Le succès de ces initiatives ont démontré que les clivages hostiles n’avaient plus sa raison d’être et pouvaient et avaient pu être vaincues par des actions solidaires, par le biais, en partie du waqf.
Il incombe à la communauté, en s’appuyant sur le cadre légal mauricien de donner une nouvelle impulsion à cette institution. L’initiative volontaire à travers le Waqf permet de mettre en marche un moteur de création de richesse et le Waqf en tant que véhicule perpétuel possède les atouts pour adresser plusieurs enjeux sociétaux.

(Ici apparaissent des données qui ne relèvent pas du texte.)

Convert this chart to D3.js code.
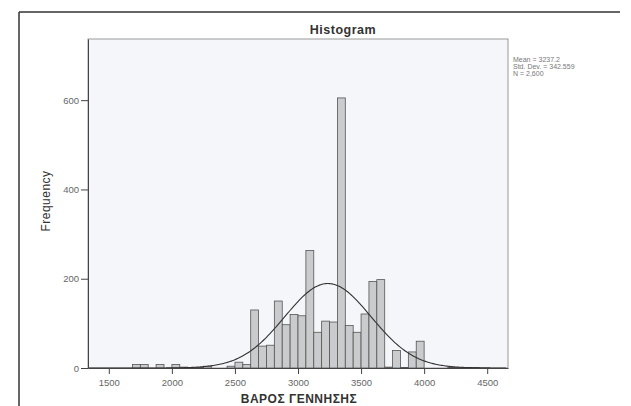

Il est certain que, quand vous vous associez à quelqu’un pour initier un partenariat commercial ou agricole, vous ne recherchez pas, en premier, l’école de pensée de cet associé potentiel. Vous ne recherchez pas quel groupe sociodémographique il provient. Car, le waqf transcende toutes ces considérations frivoles et divisionnistes. Le waqf est un pilier économique qui permet la création de la richesse pour l’Ummah, la création d’emplois et l’allègement de la pauvreté.
L’Awqaf (Mauritius) Foundation, encore à l’état de balbutiements, reçoit, en ce moment des appels de frères et sœurs ne voulant pas rater l’occasion de faire plaisir à Allah (swt) et de récolter des sawab e jariyah. Ils ont compris les enjeux de la société et ne veulent pas se laisser entraîner dans des querelles sectaires, avec des visières. Ensemble, nous pouvons construire, avec l’aide d’Allah (swt) une Ummah forte et durable.
Qu’Allah (swt) nous guide et nous aide.